Acabo de pasar por otra experiencia semejante. Como también he mencionado en alguna columna aquí, una de las maravillas de París es que, cada vez que uno la visita, encuentra una exposición que no esperaba y que vale la pena, al margen de los archiconocidos museos.

Me sucedió hace un par de años con una exposición sobre la vertiente política de Keith Haring en el Museo de Arte Moderno de la Ciudad de París. Y hace una semana me sucedió de nuevo, con una exposición sobre la Secesión Vienesa montada en la Pinacoteca de París, institución que a pesar de lo rimbombante de su nombre y de estar a tiro de piedra de la iglesia de la Madeleine ––una de las zonas de París donde uno puede comprar cien gramos de cerezas por trescientos pesos––, es sin embargo un edificio sin chiste y una institución sin mayor renombre si se le compara con vecinas como el Louvre o l’Orangerie.

Según comprobé, tampoco tiene mucha experiencia en manejar exposiciones exitosas ni multitudinarias.

Entre las obras de la exposición había un puñado de originales de Gustav Klimt. Aquí debo dar contexto: en la sala de mi casa tengo una reproducción Made in Ikea de un cuadro de Klimt. La expresión de la mujer que aparece en él es tan hermosa, que incluso una reproducción masiva y baratera retiene parte de la belleza del original.

Así que el pasado primero de mayo, como todo lo demás estaba cerrado en París, aproveché para ir a la exposición; la misma idea, naturalmente, que tuvieron centenares de parisinos y turistas, con los cuales hice fila durante dos horas bajo la lluvia, hasta que nos llegó el rumor de que la pinacoteca estaba desbordada y ya no se vendían entradas para ese día.
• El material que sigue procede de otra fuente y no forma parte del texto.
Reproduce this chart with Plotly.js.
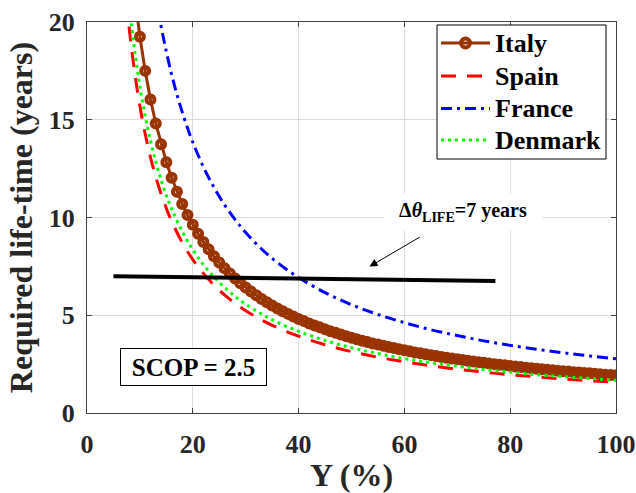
<!DOCTYPE html>
<html>
<head>
<meta charset="utf-8">
<script src="https://cdn.plot.ly/plotly-3.0.1.min.js"></script>
<style>
  html, body { margin: 0; padding: 0; background: #fff; }
  #chart { width: 636px; height: 493px; }
</style>
</head>
<body>
<div id="chart"></div>
<script>
// Yield Y (%) sampled at every integer for the Italy curve (drawn with markers)
const yieldItaly = [
  9, 10, 11, 12, 13, 14, 15, 16, 17, 18, 19, 20, 21, 22, 23, 24, 25, 26, 27, 28, 29, 30,
  31, 32, 33, 34, 35, 36, 37, 38, 39, 40, 41, 42, 43, 44, 45, 46, 47, 48, 49, 50,
  51, 52, 53, 54, 55, 56, 57, 58, 59, 60, 61, 62, 63, 64, 65, 66, 67, 68, 69, 70,
  71, 72, 73, 74, 75, 76, 77, 78, 79, 80, 81, 82, 83, 84, 85, 86, 87, 88, 89, 90,
  91, 92, 93, 94, 95, 96, 97, 98, 99, 100
];
const lifeItaly = [
  21.39, 19.25, 17.50, 16.04, 14.81, 13.75, 12.83, 12.03, 11.32, 10.69, 10.13, 9.63, 9.17, 8.75, 8.37, 8.02, 7.70, 7.40, 7.13, 6.88, 6.64, 6.42,
  6.21, 6.02, 5.83, 5.66, 5.50, 5.35, 5.20, 5.07, 4.94, 4.81, 4.70, 4.58, 4.48, 4.38, 4.28, 4.18, 4.10, 4.01, 3.93, 3.85,
  3.77, 3.70, 3.63, 3.56, 3.50, 3.44, 3.38, 3.32, 3.26, 3.21, 3.16, 3.10, 3.06, 3.01, 2.96, 2.92, 2.87, 2.83, 2.79, 2.75,
  2.71, 2.67, 2.64, 2.60, 2.57, 2.53, 2.50, 2.47, 2.44, 2.41, 2.38, 2.35, 2.32, 2.29, 2.26, 2.24, 2.21, 2.19, 2.16, 2.14,
  2.12, 2.09, 2.07, 2.05, 2.03, 2.01, 1.98, 1.96, 1.94, 1.93
];

// Yield samples for the Spain and Denmark curves
const yieldLow = [7, 8, 9, 10, 11, 12, 13, 14, 15, 16, 18, 20, 22, 24, 26, 28, 30, 33, 36, 40, 45, 50, 55, 60, 65, 70, 75, 80, 85, 90, 95, 100];
const lifeSpain = [22.43, 19.63, 17.44, 15.70, 14.27, 13.08, 12.08, 11.21, 10.47, 9.81, 8.72, 7.85, 7.14, 6.54, 6.04, 5.61, 5.23, 4.76, 4.36, 3.93, 3.49, 3.14, 2.85, 2.62, 2.42, 2.24, 2.09, 1.96, 1.85, 1.74, 1.65, 1.57];
const lifeDenmark = [23.86, 20.88, 18.56, 16.70, 15.18, 13.92, 12.85, 11.93, 11.13, 10.44, 9.28, 8.35, 7.59, 6.96, 6.42, 5.96, 5.57, 5.06, 4.64, 4.18, 3.71, 3.34, 3.04, 2.78, 2.57, 2.39, 2.23, 2.09, 1.96, 1.86, 1.76, 1.67];

// Yield samples for the France curve
const yieldFrance = [12, 13, 14, 15, 16, 17, 18, 19, 20, 22, 24, 26, 28, 30, 33, 36, 40, 45, 50, 55, 60, 65, 70, 75, 80, 85, 90, 95, 100];
const lifeFrance = [23.08, 21.31, 19.79, 18.47, 17.31, 16.29, 15.39, 14.58, 13.85, 12.59, 11.54, 10.65, 9.89, 9.23, 8.39, 7.69, 6.93, 6.16, 5.54, 5.04, 4.62, 4.26, 3.96, 3.69, 3.46, 3.26, 3.08, 2.92, 2.77];

// Expected life-time reference line (Δθ_LIFE = 7 years)
const refYield = [5, 77.2];
const refLife = [7.0, 6.75];

const xTicks = [0, 20, 40, 60, 80, 100];
const yTicks = [0, 5, 10, 15, 20];

const FONT = 'Liberation Serif';
const INK = '#262626';

// Plot-area geometry in pixels (matches layout.margin below)
const M = { l: 87, r: 20, t: 22, b: 80 };
const W = 636, H = 493;
const PW = W - M.l - M.r, PH = H - M.t - M.b;
const px2x = px => (px - M.l) / PW;
const py2y = py => (H - M.b - py) / PH;

const series = [
  { name: 'Italy', x: yieldItaly, y: lifeItaly, color: '#993300', dash: 'solid', marker: true },
  { name: 'Spain', x: yieldLow, y: lifeSpain, color: '#ff0000', dash: '15px,11px' },
  { name: 'France', x: yieldFrance, y: lifeFrance, color: '#0000ff', dash: '11px,5px,3px,5px' },
  { name: 'Denmark', x: yieldLow, y: lifeDenmark, color: '#00ff00', dash: '3px,4px' }
];

const traces = series.map(s => {
  const t = {
    x: s.x, y: s.y, name: s.name, type: 'scatter', showlegend: false,
    mode: s.marker ? 'lines+markers' : 'lines',
    line: { color: s.color, width: 3, dash: s.dash }
  };
  if (s.marker) {
    t.marker = { symbol: 'circle-open', size: 8, color: s.color, line: { color: s.color, width: 4 } };
  } else {
    t.line.shape = 'spline';
    t.line.smoothing = 1;
  }
  return t;
});
traces.push({
  x: refYield, y: refLife, name: 'reference', mode: 'lines', type: 'scatter',
  showlegend: false, hoverinfo: 'skip',
  line: { color: '#000000', width: 4 }
});

// Boxed legend in the upper-right corner (pixel positions of box and rows)
const legendBox = { x0: 437, x1: 606, y0: 25, y1: 159 };
const legendRowsY = [43, 76, 108.5, 140];
const legendLine = { x0: 441, x1: 490 };
const legendTextX = 493;

const shapes = [{
  type: 'rect', xref: 'paper', yref: 'paper', layer: 'above',
  x0: px2x(legendBox.x0), x1: px2x(legendBox.x1), y0: py2y(legendBox.y1), y1: py2y(legendBox.y0),
  line: { color: '#000000', width: 1 }, fillcolor: '#ffffff'
}];
const annotations = [];

series.forEach((s, i) => {
  const ry = legendRowsY[i];
  shapes.push({
    type: 'line', xref: 'paper', yref: 'paper', layer: 'above',
    x0: px2x(legendLine.x0), x1: px2x(legendLine.x1), y0: py2y(ry), y1: py2y(ry),
    line: { color: s.color, width: 3, dash: s.dash }
  });
  if (s.marker) {
    const cx = (legendLine.x0 + legendLine.x1) / 2, r = 4.5;
    shapes.push({
      type: 'circle', xref: 'paper', yref: 'paper', layer: 'above',
      x0: px2x(cx - r), x1: px2x(cx + r), y0: py2y(ry + r), y1: py2y(ry - r),
      line: { color: s.color, width: 4 }, fillcolor: 'rgba(0,0,0,0)'
    });
  }
  annotations.push({
    xref: 'paper', yref: 'paper', x: px2x(legendTextX), y: py2y(ry),
    xanchor: 'left', yanchor: 'middle', showarrow: false,
    text: '<b>' + s.name + '</b>',
    font: { family: FONT, size: 26, color: '#000000' }
  });
});

// Label with arrow pointing at the reference line
annotations.push({
  x: 53.4, y: 7.49, xref: 'x', yref: 'y',
  ax: 71.0, ay: 10.28, axref: 'x', ayref: 'y',
  showarrow: true, arrowhead: 2, arrowsize: 1.6, arrowwidth: 1, arrowcolor: '#000000',
  startstandoff: 13,
  text: '<b>Δ<i>θ</i><sub>LIFE</sub>=7 years</b>',
  font: { family: FONT, size: 20, color: '#000000' },
  width: 152, height: 30, bgcolor: '#ffffff', borderpad: 3
});

// Boxed operating-condition label
annotations.push({
  x: 20.1, y: 2.33, xref: 'x', yref: 'y', showarrow: false,
  text: '<b>SCOP = 2.5</b>',
  font: { family: FONT, size: 25, color: '#000000' },
  width: 141, height: 32,
  bgcolor: '#ffffff', bordercolor: '#000000', borderwidth: 1, borderpad: 2
});

const axisCommon = {
  showline: true, linecolor: '#404040', linewidth: 1, mirror: 'ticks',
  ticks: 'inside', ticklen: 5, tickwidth: 1, tickcolor: '#404040',
  showgrid: true, gridcolor: '#dcdcdc', gridwidth: 1,
  zeroline: false, fixedrange: true,
  tickfont: { family: FONT, size: 26, color: INK, weight: 700 }
};

const layout = {
  width: W, height: H,
  margin: M,
  paper_bgcolor: '#ffffff', plot_bgcolor: '#ffffff',
  font: { family: FONT, color: INK },
  showlegend: false,
  xaxis: Object.assign({}, axisCommon, {
    range: [0, 100], tickvals: xTicks, ticktext: xTicks.map(v => '<b>' + v + '</b>'),
    ticklabelstandoff: 8,
    title: { text: '<b>Y (%)</b>', font: { family: FONT, size: 32, color: INK }, standoff: 4 }
  }),
  yaxis: Object.assign({}, axisCommon, {
    range: [0, 20], tickvals: yTicks, ticktext: yTicks.map(v => '<b>' + v + '</b>'),
    ticklabelstandoff: 6,
    title: { text: '<b>Required life-time (years)</b>', font: { family: FONT, size: 32, color: INK }, standoff: 6 }
  }),
  shapes: shapes,
  annotations: annotations
};

Plotly.newPlot('chart', traces, layout, { staticPlot: true, displayModeBar: false });
</script>
</body>
</html>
Al siguiente me encontré en la fila de nuevo, sólo que esta vez llegué antes de que la pinacoteca abriera y tras sólo una hora de espera pude por fin entrar; entre mi boleto, el de mi mujer y el de mi hija, el chiste me salió en ochocientos pesos (o casi tres bandejas de cerezas). Ya adentro descubrí que las instalaciones de la Pinacoteca de París son estrechas, oscuras e incómodas cuando están vacías, pero imagíneselas repletas de gente. Y como iba con mi hija, tenía no sólo que darme prisa para que no comenzara a subirse por las paredes, sino estar al pendiente de que no se fuera a Disneylandia con otro señor.

Sabiendo que me seguramente perdería de varias obras importantes, decidí concentrarme en las obras de Klimt: un desnudo masculino y un retrato de su época de aprendiz, y Judith I y Salome de su época de madurez. El arco que traza un grupo a otro es maravilloso: permite apreciar cómo Klimt dedicó años a aprender a las bases, para después simplificar sus líneas, añadir elementos que en otro habrían sido un disparate, y encontrar sus propios intereses.

Judith I y Salome son dos cuadros que pueden verse durante una hora; todos los días.

Salí pensando que lo volvería a hacer. Volvería a hacer fila dos días, a pasar por la incomodidad, sufrir el engente y gastar otra vez un dineral. Para eso va uno a una exposición: para ver en directo la obra de un hombre capaz de conectar con la melodía del espíritu humano.

Desde hace una semana le tengo mucho más respeto a la Pinacoteca de París.